I hadn’t seen The Apostle in years, but it is one of the great movies of my lifetime. We can balk at self-anointed prophets, an unconfessed crime, and shoddy theology, but this film does some things better than I have ever seen in a movie: it presents a real, complex character; it shows Christians as messy but serious people in the process of sanctification; it presents the church as a place of fellowship, love, and even a vehicle for salvation. It is tremendously moving.
Sonny is a deeply flawed man, but he’s no phony. Most people aren’t wanted by the law, but can any of us not relate to conflicting desires and be uplifted by Sonny’s love for the lost, his understanding of the eternal stakes, his willingness to throw a punch for his people, his ceasless motion, and his unbounded desire to proclaim the truth?
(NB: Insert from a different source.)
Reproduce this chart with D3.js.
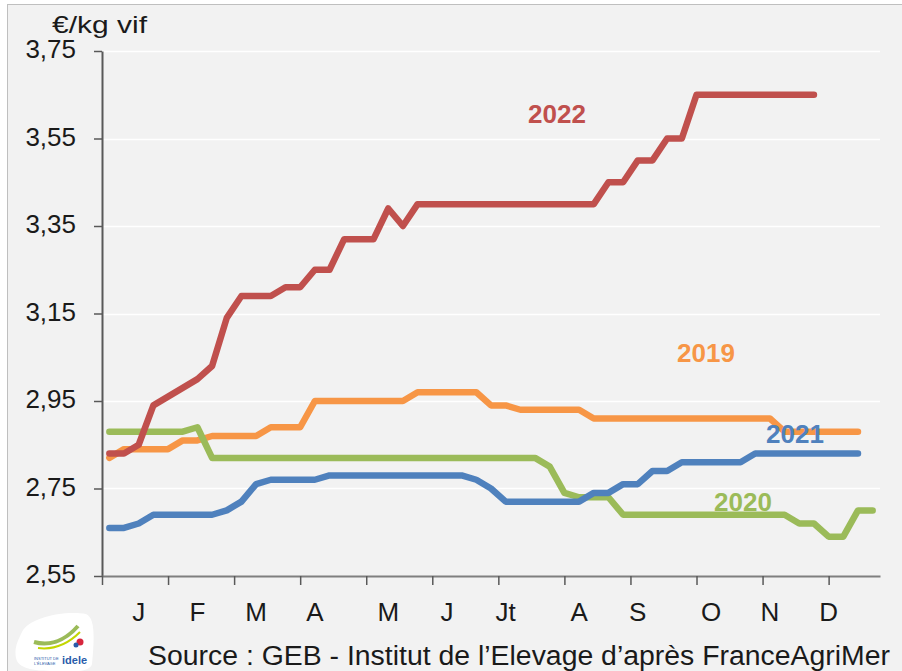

Hollywood’s movies once showed Christians as nearly perfected saints (see Crosby, Bing). Idealistic, but at least it was respectful. Now they show Christians as either pious frauds or, even worse, universalists whose Christ-less faith is really just a phony humanistic counterfeit. A man without the cross may be a Unitarian, a humanitarian, a liberal, or a conservative. But he’s not a Christian.
The Apostle is a film that stays with you. The music was great, too. There were a lot of unprofessional actors in the film, which made it more authentic. Why doesn’t Hollywood do that more often?